In that seven-day period they:
- can cancel or withdraw from the contract without penalty
- do not have to make any payment under the contract
- you shall not include the information in the publication
Refunds
Jobseekers have the right to a refund if no publication is produced and made available to potential hirers within 60 days of the jobseeker paying the fee.
Entertainment and modelling agencies: client accounts
When an employment agency receives money on behalf of a client the money must be paid into a client account.
Where you operate as an employment agency and you receive money on behalf of a jobseeker (client), the money must be paid into a client account. The account must be in the name of the agency, and its title must include the word 'client' and, if the account contains money for a single client, the name of that client.
You must get the jobseeker's consent to make payments out of the client account except where:
- the payment is to repay the money used to open or maintain the account
- the money has been wrongly put into the account
- the money is that which is required by law to be deducted from earnings before it is paid to the client
In these cases, the money can be withdrawn, provided that the amount to be withdrawn does not exceed the total amount held in that account for the client.
Payments
Any money that you receive on behalf of a jobseeker and paid into a client account must be paid out to the relevant worker within ten days of you receiving the payment, less any agreed or statutory deductions.
Payments can only be held longer than ten days if you have obtained an agreement in writing with the jobseeker. Any agreement must be agreed upon before the money has been received.
If you hold on to any money with the agreement of the jobseeker they can request the money to be paid to them from the client account, and you must pay this money to them by the end of the second business day from the date of the request.

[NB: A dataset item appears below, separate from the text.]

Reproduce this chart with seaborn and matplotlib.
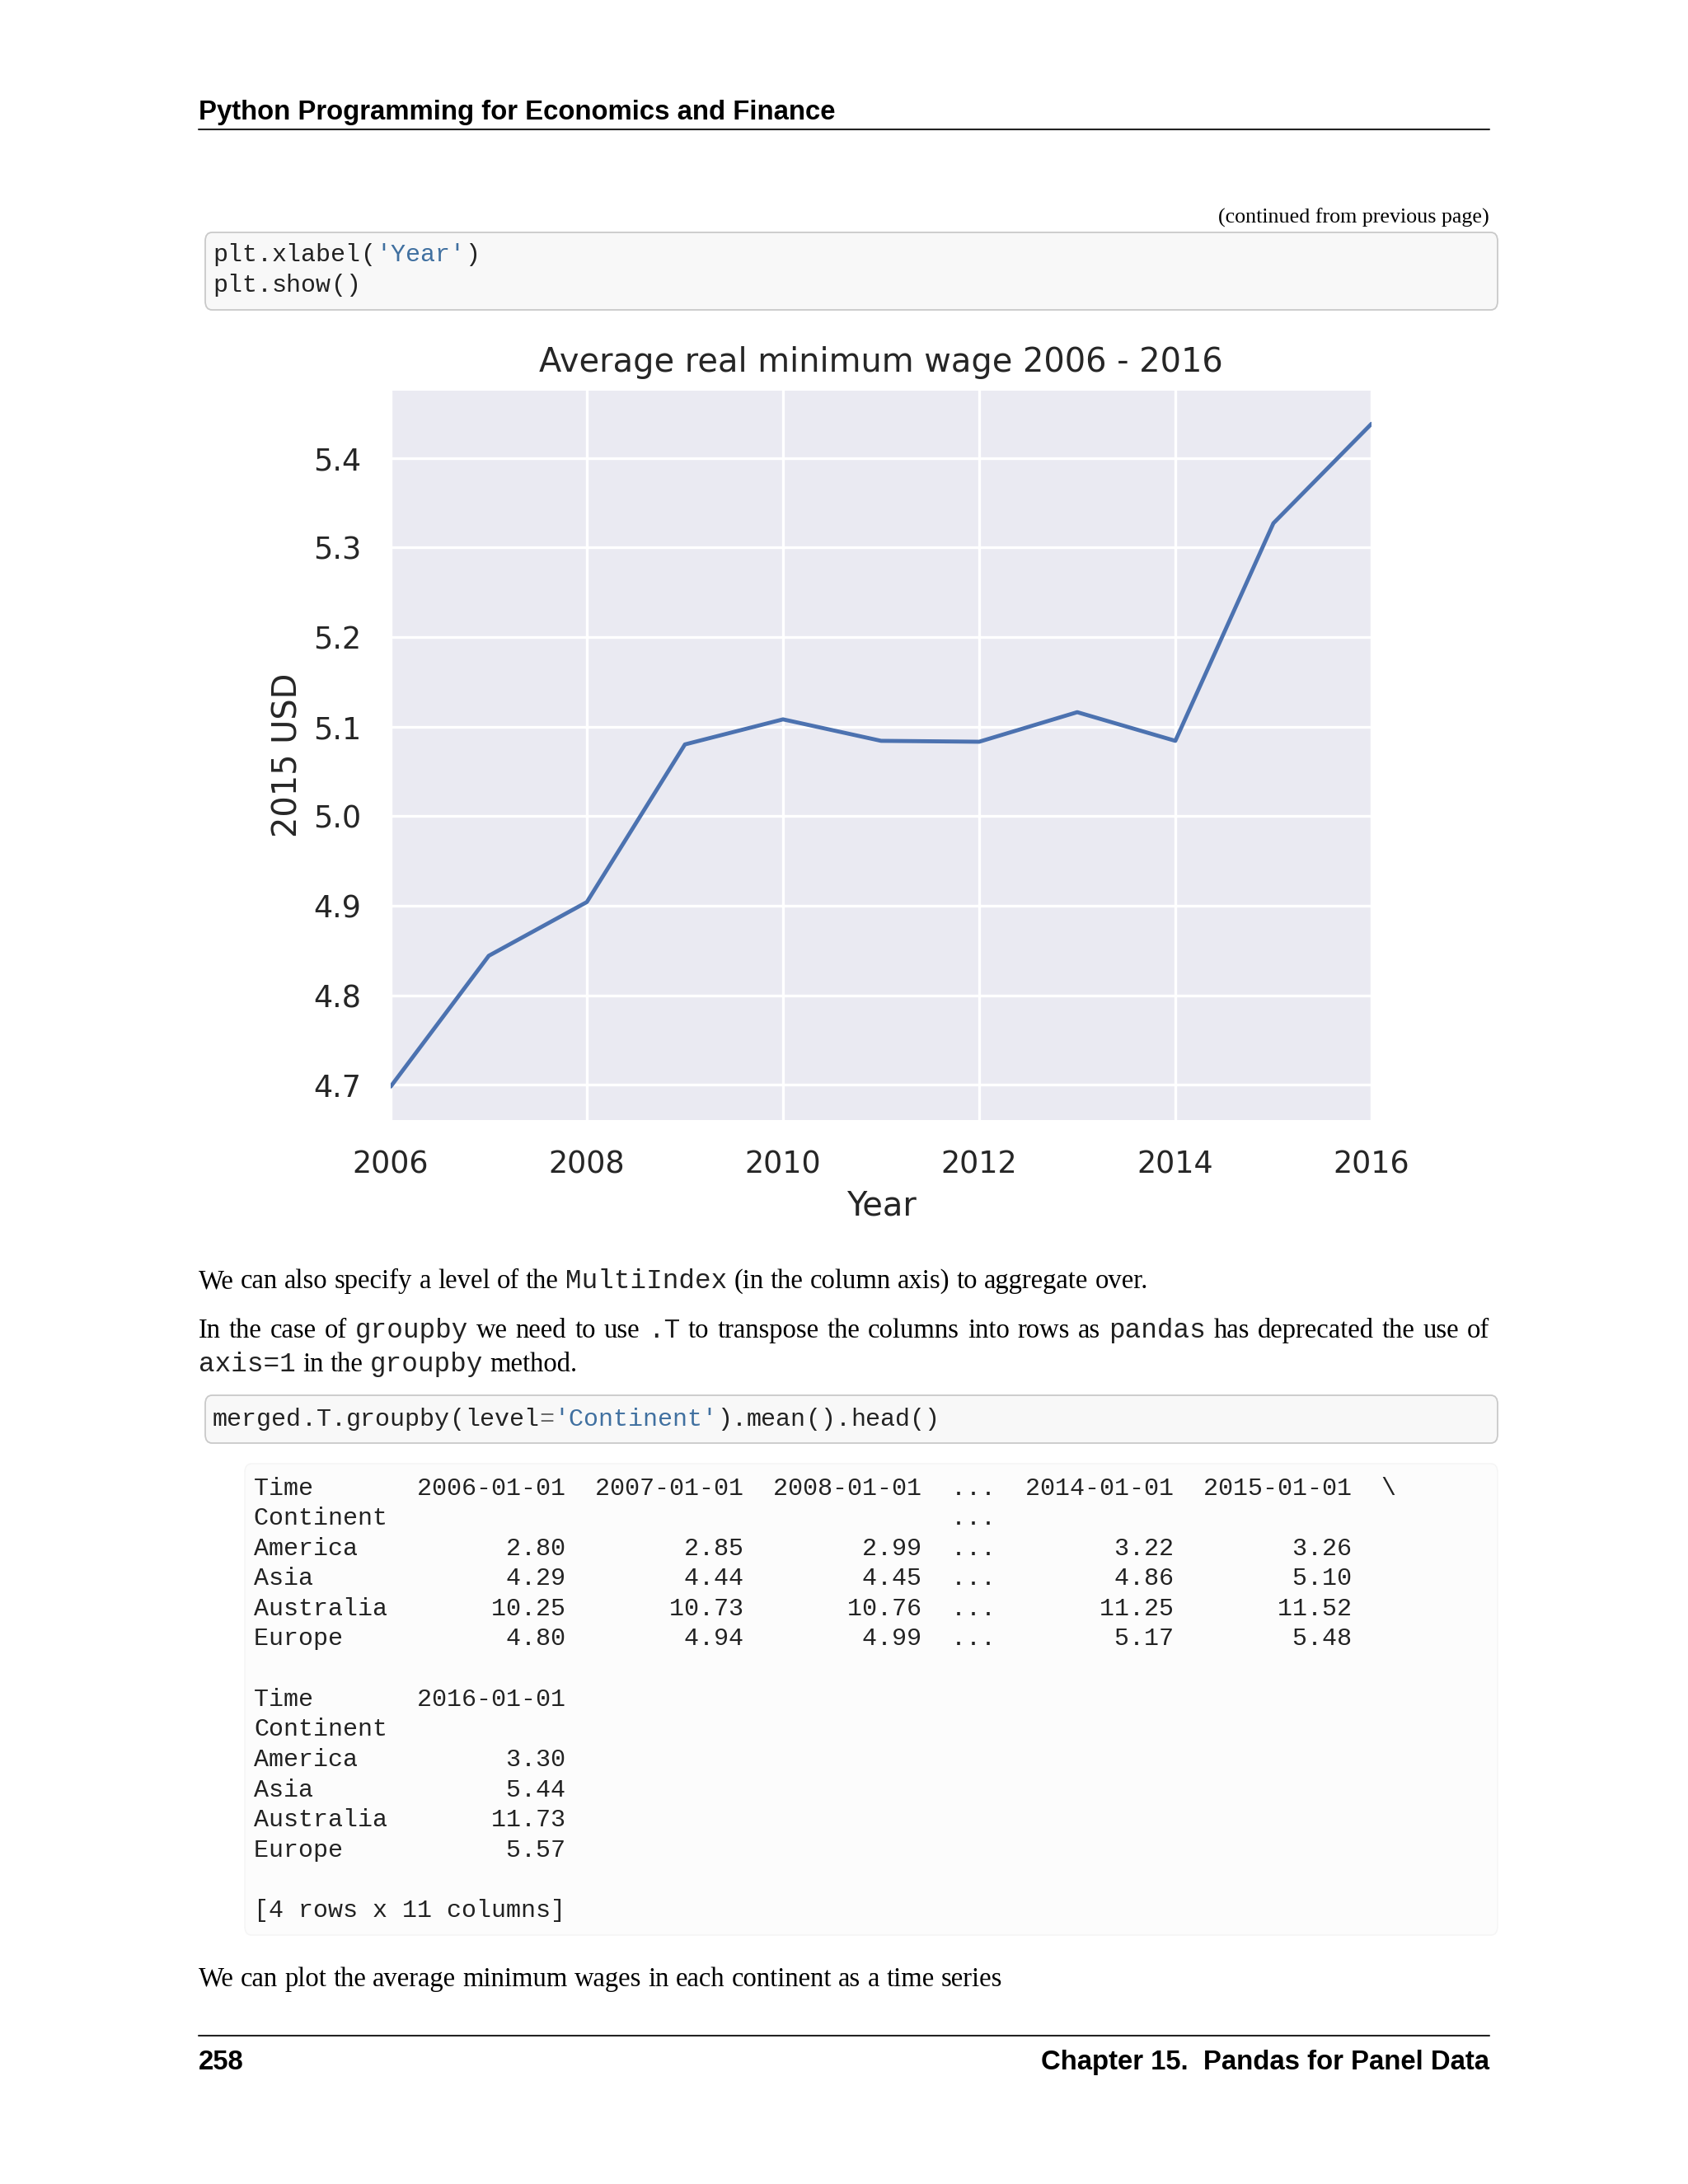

In addition, where you hold on to money longer than 30 days, you must issue a statement to the jobseeker by day 32 and every 30 days thereafter detailing how much money you are holding in the client account for the jobseeker.
Entertainment and modelling agencies: accounts and records
As an entertainment or modelling agency you are required to maintain sufficient accounts and records to show transactions relating to client money.
You are required to maintain sufficient accounts and records to show transactions relating to any client money you receive on behalf of jobseekers and any other money paid into the client account.
Accounts of client transactions
The accounts should show the current balance of each client's account in the client's ledger. You should ensure that this can be readily obtained. All transactions must be appropriately recorded in a client's cash account or a client's column of a cash account and in a client's ledger or a client's column of a ledger. No other transactions may be recorded in that account, ledger, or columns. All other transactions should be recorded separately.
Record-keeping of client accounts
Agencies must also keep a record and copies of all invoices and statements in respect of payments made from the client's account. The records must distinguish between fees and expenditures, delivered or made by the agency to its clients.
See employment agencies and employment businesses: record keeping.
Inspection and report of accounts and records
Agencies that are required to keep accounts and records must arrange for them to be inspected by an independent and suitably qualified person. This must be done within ten months of the end of the accounting period.
Agencies that are required to maintain client account(s) must keep and display a copy of the reporting accountant's most recent report at each of their premises so that it can be readily seen.